Ruth Faulkner – Treasurer

Barbara Louise Goss Dunlap – Secretary 

Residing in Tulsa, I have been a member of the Goingsnake District Heritage  Association for several years and have served as Secretary of the organization since 2004.

I was born and raised until age 11 on my great-grandfather George Washington Goss’ Cherokee allotment  near Chouteau.  His allotment was taken by the government to build the “powder plant” during World War II, and is now  located in the Mid America Industrial Park.

My parents  were John Thompson Goss and Mary Elsie (Whitmire) Goss.  My mother died when I was 9 days old and I was raised  by my grandparents  Benjamin Franklin and Flora Etta (Alberty) Goss.
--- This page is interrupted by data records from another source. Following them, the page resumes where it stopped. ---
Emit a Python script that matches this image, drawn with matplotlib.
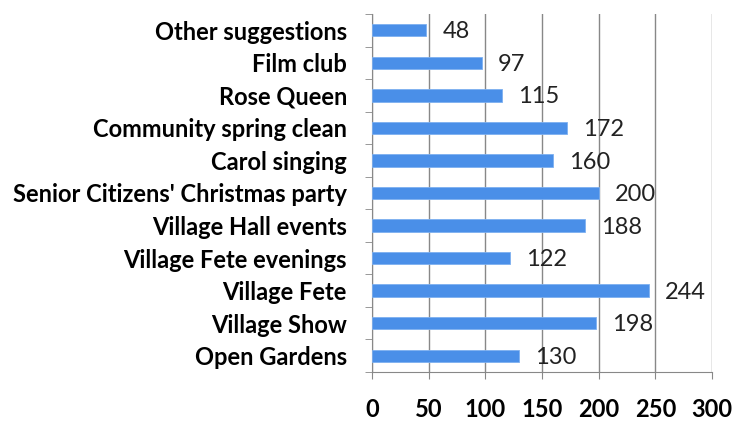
import numpy as np
import matplotlib.pyplot as plt

# Data (top to bottom as shown)
categories = ['Other suggestions', 'Film club', 'Rose Queen', 'Community spring clean',
              'Carol singing', "Senior Citizens' Christmas party", 'Village Hall events',
              'Village Fete evenings', 'Village Fete', 'Village Show', 'Open Gardens']
values = [48, 97, 115, 172, 160, 200, 188, 122, 244, 198, 130]
x_ticks = [0, 50, 100, 150, 200, 250, 300]

plt.rcParams['font.family'] = ['Lato', 'DejaVu Sans']

fig = plt.figure(figsize=(7.33, 4.23), dpi=100)
ax = fig.add_axes([372 / 733, 1 - 372 / 423, 340 / 733, 358 / 423])

n = len(categories)
y = np.arange(n)[::-1]
ax.barh(y, values, height=0.38, color='#4A8FE8', edgecolor='#7DB0F0', linewidth=0.6, zorder=3)

for yi, v in zip(y, values):
    ax.text(v + 14, yi - 0.05, str(v), va='center', ha='left', fontsize=17, color='#222222')

ax.set_xlim(0, 300)
ax.set_ylim(-0.5, n - 0.5)
ax.set_xticks(x_ticks)
ax.set_xticklabels([str(t) for t in x_ticks], fontsize=17, fontweight='bold')
ax.tick_params(axis='x', direction='out', length=5, color='#888888', pad=14)

# category labels at centres, tick marks at boundaries
ax.set_yticks(y)
ax.set_yticklabels(categories, fontsize=17, fontweight='bold')
ax.tick_params(axis='y', which='major', length=0, pad=18)
ax.set_yticks(np.arange(-0.5, n, 1.0), minor=True)
ax.tick_params(axis='y', which='minor', direction='out', length=5, color='#888888')

ax.grid(axis='x', color='#888888', linewidth=1, zorder=0)
for s in ['top', 'right']:
    ax.spines[s].set_visible(False)
for s in ['left', 'bottom']:
    ax.spines[s].set_color('#888888')

fig.savefig('out.png', dpi=100)
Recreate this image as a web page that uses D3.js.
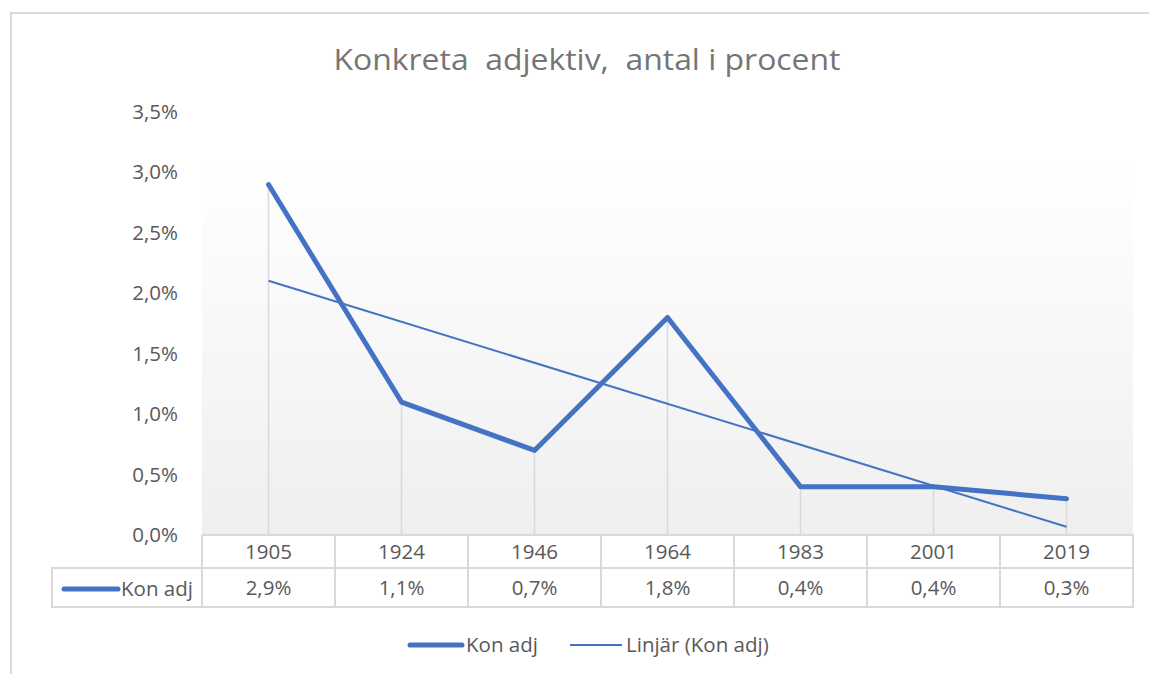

I have been unable to trace my Whitmire ancestors back any further than Henry, but according to “family history” they are Cherokee.

One of my Goss ancestors,  great-great-great grandfather  Benjamin Franklin and his sister Rachel were born in Georgia,  CN East.  After the death of their parents Thomas and Mary (Adair) Goss, they were brought by their uncle John Thompson Adair, in 1837 to the Stilwell area.  Benjamin was a  Clerk of the Goingsnake District in 1874 and 1875 and Judge on the Middle Judicial Circuit in 1895.  He fought with Stand Watie’s army during the Civil War.  Benjamin is buried in Oak Grove Cemetery, Stilwell, Goingsnake District.

My great-great –great-great grandfather Jeremiah Clinton  Towers built the first mill, where the Hildebrand-Beck Mill is today.  His granddaughter Annie Charlotte married  Jacob Udolphus Alberty.  They were the parents of my grandmother Flora Etta (Alberty) Goss.

I am related to many Cherokee families – Adair, Alberty, Bean, Buffington,  Eaton, Emory, Grant,  Goss, Harlan, Mayes, Starr, Towers, Whitmire, Wright, and am a direct descendant of Nancy Ward, the Cherokee’s Beloved Woman.